ST. LOUIS (AP) - Motorists and truckers trying to cross the Mississippi River at St. Louis are on the verge of having a long-anticipated, $700 million option.
A new four-lane, cable-stayed Interstate 70 bridge named after St. Louis Cardinals great Stan Musial opens Sunday to traffic, concluding a project that took years - and a few squabbles between Missouri and neighboring Illinois - to complete.
The Stan Musial Veterans Memorial Bridge, or the “Stan Span,” is meant to relieve I-70 traffic on the chronically crammed 50-year-old Poplar Street Bridge, one of just two bridges in the nation that accommodates three freeways.
Locals were to get their first sampling of the bridge Saturday, when thousands were registered to take part in a 6-kilometer fun run that includes the span as part of the course. A four-hour period that afternoon was to be open for walkers and bikers on the bridge, where a ribbon-cutting and ceremonial crossing by military representatives and classic-car enthusiasts was planned.

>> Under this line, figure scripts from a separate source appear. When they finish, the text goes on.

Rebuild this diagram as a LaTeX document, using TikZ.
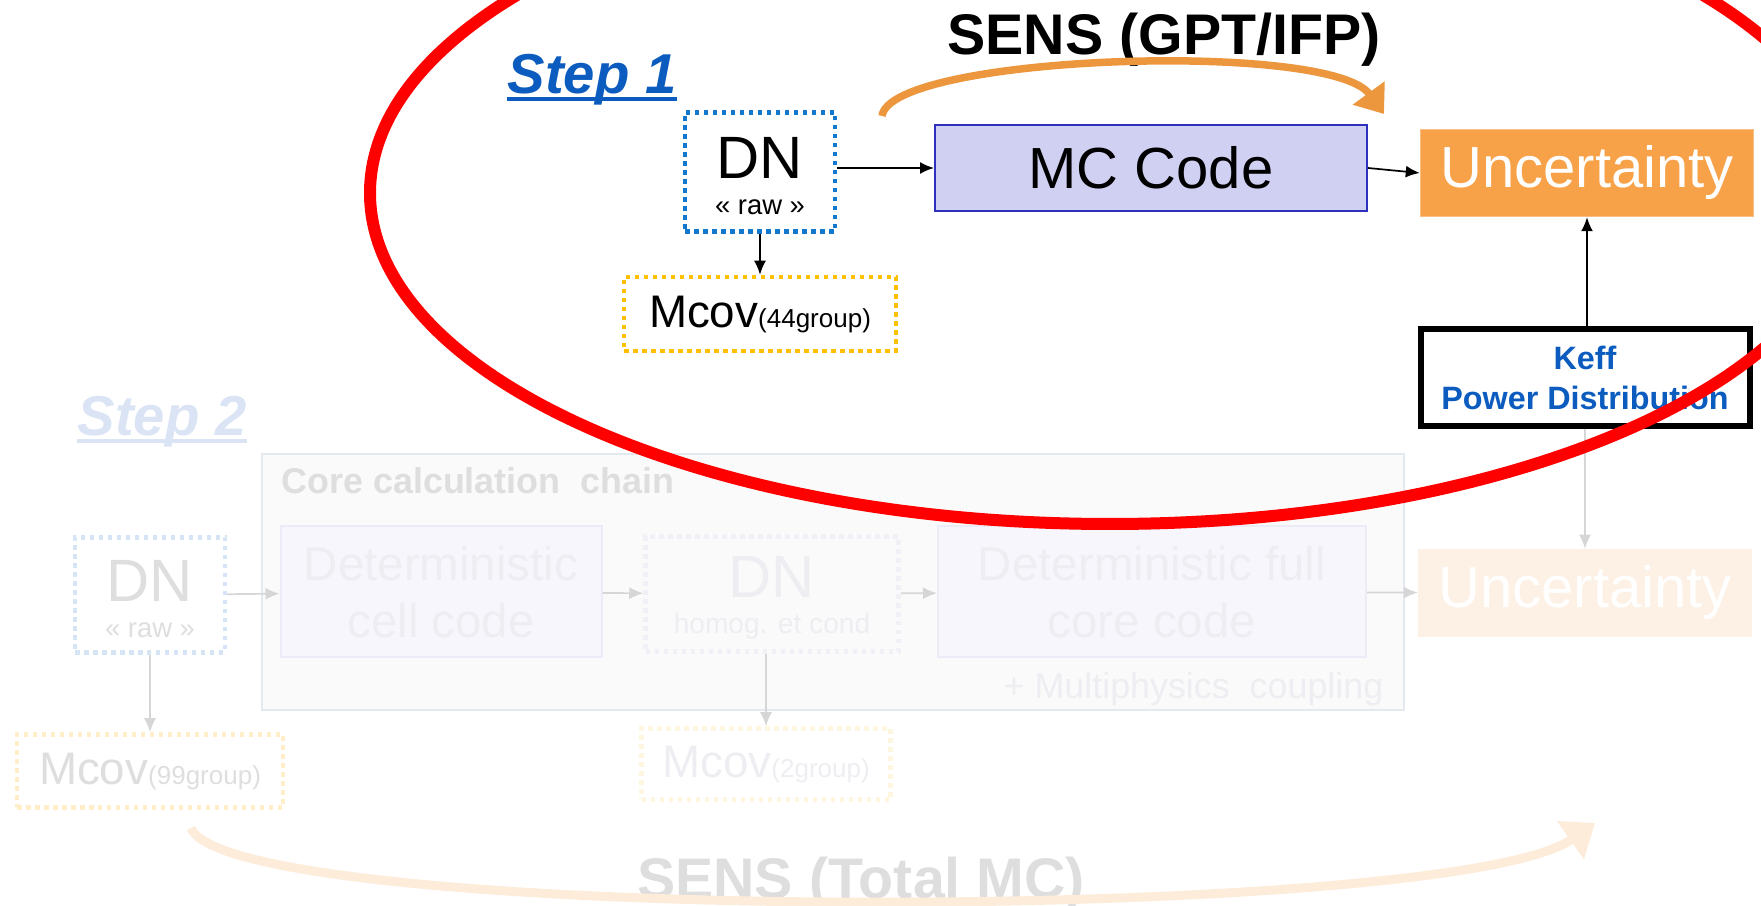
\documentclass[tikz,border=0pt]{standalone}
\usepackage{fontspec}
\setmainfont{Liberation Sans}
\usepackage{tikz}
\usetikzlibrary{positioning, arrows.meta, calc}

\definecolor{stepblue}{RGB}{11,92,190}
\definecolor{dnblue}{RGB}{18,120,205}
\definecolor{mcovgold}{RGB}{255,192,0}
\definecolor{mcfill}{RGB}{208,208,242}
\definecolor{mcline}{RGB}{48,48,190}
\definecolor{uncorange}{RGB}{247,162,72}
\definecolor{uncline}{RGB}{250,190,130}
\definecolor{sensorange}{RGB}{236,150,62}
\definecolor{ringred}{RGB}{255,0,0}
% faded step 2
\definecolor{fadegray}{RGB}{222,222,222}
\definecolor{fadearrow}{RGB}{214,214,214}
\definecolor{step2blue}{RGB}{218,228,244}
\definecolor{chainfill}{RGB}{250,250,250}
\definecolor{chainline}{RGB}{228,233,240}
\definecolor{cellfill}{RGB}{246,246,252}
\definecolor{cellline}{RGB}{236,236,248}
\definecolor{celltext}{RGB}{238,238,242}
\definecolor{dn2line}{RGB}{214,229,245}
\definecolor{dnhline}{RGB}{240,240,246}
\definecolor{mcov99line}{RGB}{255,238,200}
\definecolor{mcov2line}{RGB}{255,246,224}
\definecolor{unc2fill}{RGB}{253,241,229}
\definecolor{arcfade}{RGB}{253,236,218}

\newcommand{\bigtxt}{\fontsize{17}{17}\selectfont\rule{0pt}{14pt}}
\newcommand{\codetxt}{\fontsize{16.5}{16.5}\selectfont}
\newcommand{\mcovtxt}[1]{{\fontsize{13}{13}\selectfont Mcov}{\fontsize{7.4}{8}\selectfont(#1)}}

\tikzset{
  dotbox/.style={rectangle, draw, line width=0.45mm, dash pattern=on 0.45mm off 0.45mm,
                 inner sep=0pt, align=center},
  codebox/.style={rectangle, draw, line width=0.2mm, inner sep=0pt, align=center},
  uncbox/.style={rectangle, draw=uncline, line width=0.15mm, inner sep=0pt, font=\codetxt,
                 minimum width=33.3mm, minimum height=8.7mm},
  arr/.style={-{Latex[length=1.4mm, width=1.2mm]}, line width=0.17mm},
  fadearr/.style={arr, draw=fadearrow},
  steptxt/.style={font=\bfseries\itshape\fontsize{16}{16}\selectfont, anchor=base, inner sep=0pt},
  stepline/.style={line width=0.34mm},
  senstxt/.style={font=\bfseries\fontsize{16.3}{16.3}\selectfont, anchor=base},
}

\begin{document}
\begin{tikzpicture}[x=0.1mm, y=-0.1mm]
  \useasboundingbox (0,0) rectangle (1761,906);

  % step 2, faded
  \node[rectangle, draw=chainline, fill=chainfill, line width=0.25mm,
        minimum width=114.2mm, minimum height=25.6mm] (chain) at (833,582) {};
  \node[font=\bfseries\fontsize{10.2}{10.2}\selectfont, text=fadegray, anchor=base west, inner sep=0pt] (chainttl) at (281,494) {Core calculation\ \ chain};
  \node[steptxt, text=step2blue] (step2) at (162,436) {Step 2};
  \draw[stepline, step2blue] ([yshift=-0.5mm]step2.base west) -- ([yshift=-0.5mm]step2.base east);
  \node[dotbox, draw=dn2line, text=fadegray, minimum width=15.0mm, minimum height=11.5mm,
        font=\fontsize{7.8}{10.2}\selectfont] (dn2) at (150,595) {{\bigtxt DN}\\« raw »};
  \node[codebox, draw=cellline, fill=cellfill, text=celltext, font=\fontsize{13.5}{16}\selectfont,
        minimum width=32.1mm, minimum height=13.1mm] (cell) at (441,592) {Deterministic\\cell code};
  \node[dotbox, draw=dnhline, text=celltext, minimum width=25.3mm, minimum height=11.5mm,
        font=\fontsize{8}{10.2}\selectfont] (dnh) at (772,594) {{\bigtxt DN}\\homog. et cond};
  \node[codebox, draw=cellline, fill=cellfill, text=celltext, font=\fontsize{13.5}{16}\selectfont,
        minimum width=42.8mm, minimum height=13.1mm] (full) at (1152,592) {Deterministic full\\core code};
  \node[uncbox, draw=unc2fill, fill=unc2fill, text=white] (unc2) at (1585,593) {Uncertainty};
  \node[font=\fontsize{10.2}{10.2}\selectfont, text=celltext, anchor=base east, inner sep=0pt] (multi) at (1384,699) {+ Multiphysics\ \ coupling};
  \node[dotbox, draw=mcov99line, text=fadegray, minimum width=26.6mm, minimum height=7.3mm] (mcov99) at (150,771) {\mcovtxt{99group}};
  \node[dotbox, draw=mcov2line, text=celltext, minimum width=24.9mm, minimum height=7.1mm] (mcov2) at (766,764) {\mcovtxt{2group}};
  \node[senstxt, text=fadegray] (senstotal) at (861,899) {SENS (Total MC)};
  \draw[fadearr] (dn2) -- (cell);
  \draw[fadearr] (cell) -- (dnh);
  \draw[fadearr] (dnh) -- (full);
  \draw[fadearr] (full) -- (unc2);
  \draw[fadearr] (dn2) -- (mcov99);
  \draw[fadearr] (dnh.south -| mcov2) -- (mcov2);
  \draw[arcfade, line width=0.9mm, -{Triangle[length=3mm, width=4.5mm]}]
    (191,828) .. controls (230,925) and (1450,925) .. (1595,823);

  % step 1
  \node[steptxt, text=stepblue] (step1) at (592,94) {Step 1};
  \draw[stepline, stepblue] ([yshift=-0.5mm]step1.base west) -- ([yshift=-0.5mm]step1.base east);
  \node[senstxt] (sens) at (1164,55) {SENS (GPT/IFP)};
  \draw[sensorange, line width=0.75mm, -{Triangle[length=2.6mm, width=3.8mm]}]
    (882,116) .. controls (890,55) and (1330,40) .. (1384,114);
  \node[dotbox, draw=dnblue, minimum width=15.0mm, minimum height=11.9mm,
        font=\fontsize{7.8}{10.2}\selectfont] (dn) at (760,172) {{\bigtxt DN}\\« raw »};
  \node[codebox, draw=mcline, fill=mcfill, font=\codetxt,
        minimum width=43.2mm, minimum height=8.6mm] (mc) at (1151,168) {MC Code};
  \node[uncbox, fill=uncorange, text=white] (unc) at (1587,173) {Uncertainty};
  \node[rectangle, draw, line width=0.6mm, minimum width=32.9mm, minimum height=9.7mm,
        align=center, text=stepblue, font=\bfseries\fontsize{9.2}{11.2}\selectfont] (keff) at (1585,378) {Keff\\Power Distribution};
  \node[dotbox, draw=mcovgold, minimum width=27.2mm, minimum height=7.4mm] (mcov) at (760,314) {\mcovtxt{44group}};
  \draw[arr] (dn.east |- mc.west) -- (mc.west);
  \draw[arr] (mc.east) -- (unc.west);
  \draw[arr] (keff.north -| unc) -- (unc.south);
  \draw[arr] (dn) -- (mcov);
  \draw[fadearr] (keff.south -| unc2) -- (unc2.north);

  % red ring
  \begin{scope}
    \clip (0,0) rectangle (1761,906);
    \draw[ringred, line width=1.2mm] (1110,193) ellipse [x radius=740, y radius=331];
  \end{scope}
\end{tikzpicture}
\end{document}
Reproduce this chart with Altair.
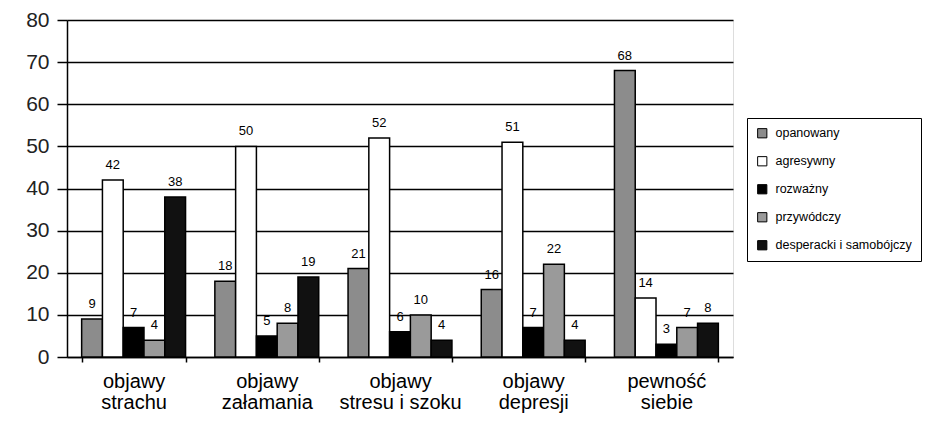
import altair as alt
import pandas as pd

categories = ["objawy strachu", "objawy załamania", "objawy stresu i szoku", "objawy depresji", "pewność siebie"]
cat_lines = ["objawy|strachu", "objawy|załamania", "objawy|stresu i szoku", "objawy|depresji", "pewność|siebie"]
series = ["opanowany", "agresywny", "rozważny", "przywódczy", "desperacki i samobójczy"]
values = {
    "opanowany": [9, 18, 21, 16, 68],
    "agresywny": [42, 50, 52, 51, 14],
    "rozważny": [7, 5, 6, 7, 3],
    "przywódczy": [4, 8, 10, 22, 7],
    "desperacki i samobójczy": [38, 19, 4, 4, 8],
}
colors = ["#8c8c8c", "#ffffff", "#000000", "#9a9a9a", "#111111"]

rows = []
for s in series:
    for c, v in zip(cat_lines, values[s]):
        rows.append({"kategoria": c, "seria": s, "wartosc": v})
df = pd.DataFrame(rows)

x = alt.X("kategoria:N", sort=cat_lines, title=None,
          scale=alt.Scale(paddingInner=0.22, paddingOuter=0.11),
          axis=alt.Axis(labelExpr="split(datum.label, '|')", labelAngle=0, ticks=True,
                        tickBand="extent", tickSize=5, tickColor="black", tickWidth=1.5,
                        domain=True, domainColor="black", domainWidth=1.5,
                        labelFontSize=20, labelFont="Liberation Sans",
                        labelColor="black", labelPadding=9, labelLineHeight=21))
xo = alt.XOffset("seria:N", sort=series, scale=alt.Scale(paddingInner=0))
y = alt.Y("wartosc:Q", title=None,
          scale=alt.Scale(domain=[0, 80], nice=False),
          axis=alt.Axis(values=list(range(0, 81, 10)), grid=True, gridColor="black",
                        gridWidth=1.5, gridOpacity=1, tickColor="black", tickSize=10,
                        tickWidth=1.5, domainColor="black", domainWidth=1.5,
                        labelFontSize=21, labelFont="Liberation Sans", labelColor="#222",
                        labelPadding=8))

bars = alt.Chart(df).mark_bar(stroke="black", strokeWidth=1.5).encode(
    x=x, xOffset=xo, y=y,
    color=alt.Color("seria:N", sort=series, title=None,
                    scale=alt.Scale(domain=series, range=colors),
                    legend=alt.Legend(orient="none", legendX=680, legendY=98,
                                      symbolType="square", symbolSize=85,
                                      symbolStrokeColor="black", symbolStrokeWidth=1,
                                      labelFontSize=12.5, labelFont="Liberation Sans",
                                      labelColor="black", rowPadding=14, labelOffset=7,
                                      strokeColor="black", padding=9,
                                      symbolOpacity=1, labelLimit=300)),
)

labels = alt.Chart(df).mark_text(dy=-8, baseline="bottom", fontSize=13,
                                 font="Liberation Sans", color="black").encode(
    x=alt.X("kategoria:N", sort=cat_lines),
    xOffset=alt.XOffset("seria:N", sort=series),
    y=alt.Y("wartosc:Q"),
    text="wartosc:Q",
)

chart = alt.layer(bars, labels).properties(
    width=666, height=337,
    autosize=alt.AutoSizeParams(type="none"),
    padding={"left": 59, "top": 12, "right": 193, "bottom": 58},
).configure_view(stroke=None).configure(background="white")

chart.save("out.html", embed_options={"renderer": "svg", "actions": False})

For years, questions lingered about whether the span would ever materialize. Before even a clump of dirt was turned over in early 2010, Missouri and Illinois spent years squabbling over how to pay for the span. Missouri insisted it be a tollway - a notion flatly rejected by Illinois as potentially onerous for tens of thousands of its residents who commute daily to St. Louis and the Missouri-side suburbs.
Illinois later proposed a sister bridge to an existing span, calling it affordable at $450 million. Missouri said it wasn’t a long-term solution.
Both states ended the impasse in early 2008, announcing a compromise after Missouri relented on the tolls.
But testiness over the bridge’s name followed.
Missouri lawmakers and key members of Congress from both states wanted the bridge to bear the name of Musial, the St. Louis Cardinals Hall of Famer who died in January of last year. But the Illinois House voted 109-0 on a resolution in the spring to call it the Veterans Memorial Bridge.
President Barack Obama later signed compromise legislation, naming the bridge in honor of both veterans and Musial, who served World War II.
The federal government has appropriated $239 million for the project. Illinois paid $313 million and Missouri $115 million. Illinois paid more because most of the work to connect the new bridge to existing interstate infrastructure was in its borders.